Membre de l'OS et chef de province de Sétif, il organisa dans la même région (de Tazmalt à Chelghoum Laïd) en incluant la côte les groupes d'entraînement et de préparation à la guerre de libération d'Algérie, en formant et en entraînant sur la base de prospectus, de plans précis, des sections de combattants. Abane Ramdane est alors condamné à 6 années d'emprisonnement, dix ans d'interdiction de séjour et d'interdiction des droits civils ainsi qu'à l'appel de cinq cents mille francs d'amende pour le motif suivant :
Abane Ramdane était alors âgé de 24 ans et son transfert à la villa Susini lui a valu de terribles tortures qui ont failli lui coûter la vie, selon le témoignage d'un codétenu, le moudjahed Bennacer (encore vivant).

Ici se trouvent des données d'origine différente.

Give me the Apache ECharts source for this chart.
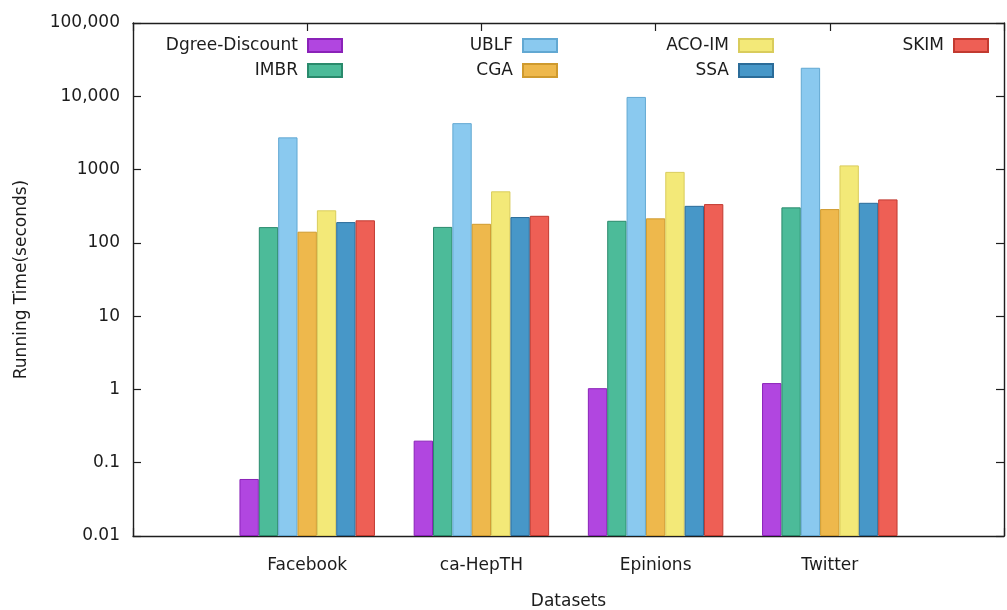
<!DOCTYPE html>
<html>
<head>
<meta charset="utf-8">
<script src="https://cdn.jsdelivr.net/npm/echarts@6/dist/echarts.min.js"></script>
<style>
  html, body { margin: 0; padding: 0; background: #ffffff; }
  #chart { width: 1007px; height: 610px; }
</style>
</head>
<body>
<div id="chart"></div>
<script>
// Datasets on the x axis (cluster positions 0..3)
const categories = ['Facebook', 'ca-HepTH', 'Epinions', 'Twitter'];

// Running time in seconds, one array per algorithm
const dgreeDiscount = [0.06, 0.2, 1.04, 1.22];
const imbr          = [164, 165, 200, 305];
const ublf          = [2750, 4300, 9800, 24500];
const cga           = [142, 182, 216, 289];
const acoIm         = [278, 505, 930, 1140];
const ssa           = [192, 225, 320, 352];
const skim          = [203, 234, 338, 392];

// Decade tick labels of the log axis, from 0.01 upward
const yTickLabels = ['0.01', '0.1', '1', '10', '100', '1000', '10,000', '100,000'];

const seriesDefs = [
  { name: 'Dgree-Discount', data: dgreeDiscount, color: '#b146e0', border: '#8a22b8' },
  { name: 'IMBR',           data: imbr,          color: '#4cbb99', border: '#2a8a6c' },
  { name: 'UBLF',           data: ublf,          color: '#8ac9ef', border: '#62a8d2' },
  { name: 'CGA',            data: cga,           color: '#eeb84c', border: '#cf9a2e' },
  { name: 'ACO-IM',         data: acoIm,         color: '#f3e978', border: '#d9cc5c' },
  { name: 'SSA',            data: ssa,           color: '#4797c8', border: '#2b6c99' },
  { name: 'SKIM',           data: skim,          color: '#ee5f55', border: '#c23a30' }
];

const FONT = 'DejaVu Sans';
const FS = 17;
const TEXT = '#1c1c1c';
const AXIS = '#1e1e1e';

const chart = echarts.init(document.getElementById('chart'), null, { renderer: 'canvas' });

// Key laid out in 4 columns x 2 rows, text right-aligned before the sample box
const keySlots = [
  { name: 'Dgree-Discount', right: 664, top: 37 },
  { name: 'IMBR',           right: 664, top: 62 },
  { name: 'UBLF',           right: 449, top: 37 },
  { name: 'CGA',            right: 449, top: 62 },
  { name: 'ACO-IM',         right: 233, top: 37 },
  { name: 'SSA',            right: 233, top: 62 },
  { name: 'SKIM',           right: 18,  top: 37 }
];

const legends = keySlots.map(k => ({
  data: [k.name],
  right: k.right,
  top: k.top,
  padding: 0,
  align: 'right',
  icon: 'rect',
  itemWidth: 34,
  itemHeight: 13,
  selectedMode: false,
  textStyle: { fontFamily: FONT, fontSize: FS, color: TEXT, padding: [0, 5, 0, 0] }
}));

const yLabel = v => {
  const k = Math.round(Math.log10(v)) + 2;
  return yTickLabels[k] !== undefined ? yTickLabels[k] : '';
};

const frameLine = { show: true, onZero: false, lineStyle: { color: AXIS, width: 1.4 } };
const innerTick = { show: true, inside: true, length: 8, lineStyle: { color: AXIS, width: 1.2 } };

const option = {
  backgroundColor: '#ffffff',
  animation: false,
  legend: legends,
  grid: { left: 133, right: 3, top: 23, bottom: 74, containLabel: false, outerBoundsMode: 'none' },
  xAxis: [
    {
      type: 'value',
      position: 'bottom',
      min: -1,
      max: 4,
      interval: 1,
      splitLine: { show: false },
      axisLine: frameLine,
      axisTick: innerTick,
      axisLabel: {
        margin: 21,
        fontFamily: FONT, fontSize: FS, color: TEXT,
        formatter: v => categories[v] !== undefined ? categories[v] : ''
      },
      name: 'Datasets',
      nameLocation: 'middle',
      nameGap: 57,
      nameTextStyle: { fontFamily: FONT, fontSize: FS, color: TEXT }
    },
    {
      type: 'value',
      position: 'top',
      min: -1,
      max: 4,
      interval: 1,
      splitLine: { show: false },
      axisLine: frameLine,
      axisTick: innerTick,
      axisLabel: { show: false }
    }
  ],
  yAxis: [
    {
      type: 'log',
      logBase: 10,
      min: 0.01,
      max: 100000,
      startValue: 0.01,
      position: 'left',
      splitLine: { show: false },
      axisLine: frameLine,
      axisTick: innerTick,
      minorTick: { show: false },
      axisLabel: {
        margin: 13,
        padding: [5, 0, 0, 0],
        fontFamily: FONT, fontSize: FS, color: TEXT,
        formatter: yLabel
      },
      name: 'Running Time(seconds)',
      nameLocation: 'middle',
      nameGap: 103,
      nameTextStyle: { fontFamily: FONT, fontSize: FS, color: TEXT }
    },
    {
      type: 'log',
      logBase: 10,
      min: 0.01,
      max: 100000,
      position: 'right',
      splitLine: { show: false },
      axisLine: frameLine,
      axisTick: innerTick,
      axisLabel: { show: false }
    }
  ],
  series: seriesDefs.map(s => ({
    name: s.name,
    type: 'bar',
    xAxisIndex: 0,
    yAxisIndex: 0,
    barWidth: '11.11%',
    barGap: '0%',
    z: 3,
    itemStyle: { color: s.color, borderColor: s.border, borderWidth: 1 },
    data: s.data.map((v, i) => [i, v])
  }))
};

chart.setOption(option);
</script>
</body>
</html>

En prison, il dévora des milliers d'ouvrages et d'études dans toutes les disciplines et dans tous les domaines. Il se distingua par une célèbre grève de la faim au détriment de sa santé. Libéré, rapatrié et malade, il rejoint son village natal Azouza, où il guérit grâce aux soins dévoués de sa mère.
Quelques mois après le déclenchement du 1er Novembre 1954, Rabah Bitat, un des chefs historiques, responsable FLN fut arrêté. Belkacem Krim et Ouamrane tentèrent de prendre en main la réorganisation de l'Algérois, de la capitale et surtout de La Casbah. Les chefs continuent de s'occuper de la Wilaya III, mais ils étaient bien décidés à mettre sur pied dans la capitale des structures politico-militaires solides. En Abane Ramdane, ils avaient trouvé l'intellectuel et le théoricien ainsi que l'homme d'action qui leur manquait tant à Alger qu'au sein du mouvement révolutionnaire.
Au MTLD, Abane Ramdane s'était déjà distingué par sa culture et sa connaissance de la politique. De plus, il avait eu le temps de réfléchir à la guerre de libération pendant les cinq ans qu'il avait été prisonnier en métropole. C'est donc cet homme dur, inflexible et d'une intelligence aiguë, qui va, pour commencer, assumer la direction de fait d'Alger et de l'Algérois.
Quel sera son plan ?
Accès toute la lutte en fonction d'objectifs capables d'alerter ou d'émouvoir l'opinion internationale. La méthode Abane était en route. Il répétait à satiété, qu'il valait mieux tuer un seul ennemi à Alger plutôt que dix dans le djebel, loin des témoins autorisés à parler, loin des photographes, loin de la presse.
De plus il connaissait parfaitement l'état d'infériorité numérique et matérielle des Algériens face à l'armée française. Il note dans sa directive n°9 : “Si nous prenons des risques, il faut que notre combat soit connu : nous pourrions tuer des centaines de soldats colonialistes sans que cela soit jamais communiqué. Réfléchissons aux conséquences de nos actes et veillons à ce qu'ils soient payants et attirent inévitablement I'attention du monde sur les généreux combats de notre peuple et de notre armée.”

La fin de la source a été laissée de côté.